The use of mobile phones, ATMs, credit cards etc generates a huge amount of data with geo-location, leaving behind a trail. In such a scenario, how can consumer security be ensured?
Yes the trail is there but fortunately it is isolated. Every time a person has an ATM transaction, he would expect his bank to know about these transactions but would not expect his barber to know. Every time a person calls from his cell phone, he would expect his telecom company to know that but not his bank. The question is, if that data is to flow across non-traditional lines, I think consumers need to be aware of it. Consumers should have an option of being part of that or not. Much of the tension right now is that convergence of data is so valuable that it is going to be, in many ways, irresistible to the consumer. Some organisation is going to say, statistically you will live an extra two months if you let us use your geolocational data about you.

In the geospatial context, position location is very important, and so is time. What else do you see as significant?
In addition to space and time, there is motion. In fact, I think of it as analytical super-food because when it is overlaid on other data, it helps one make sense of things, bringing order to the data in a way that would be much harder without geospatial data.

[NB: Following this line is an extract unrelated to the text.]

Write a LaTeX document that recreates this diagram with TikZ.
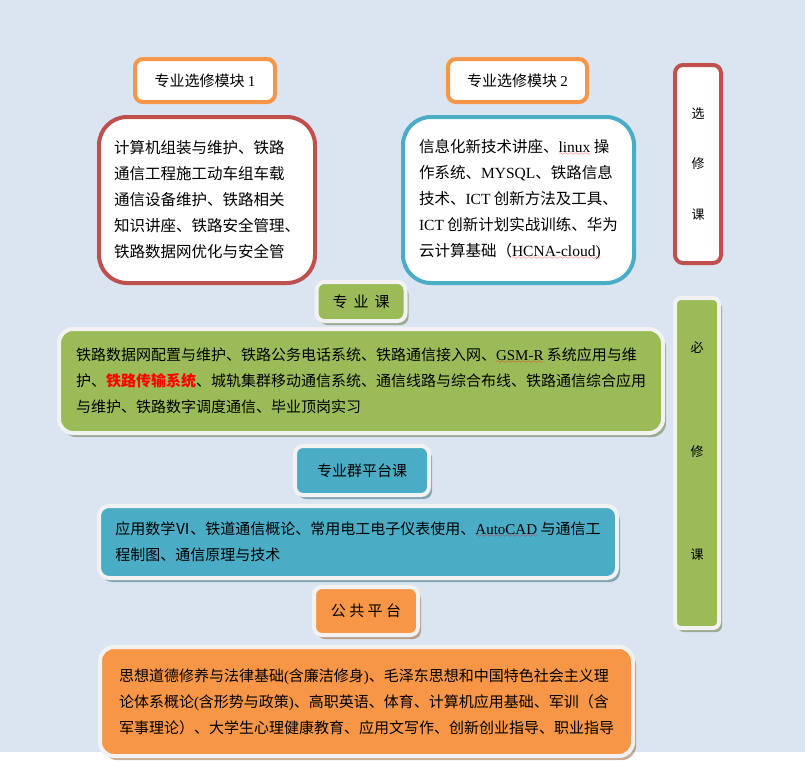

I don’t know if I have made this point strongly enough. The future is less about how to present a mass of data to humans. The big trend regarding geospatial will be really deep analytics performed without humans. There is going to be this deep computation resulting in insight that might then inform a human being where to look in a map. Geospatial analytics will be used for human attention directing. Geospatial analytics will inform sensors and it will inform cars and tractors and sometimes even people.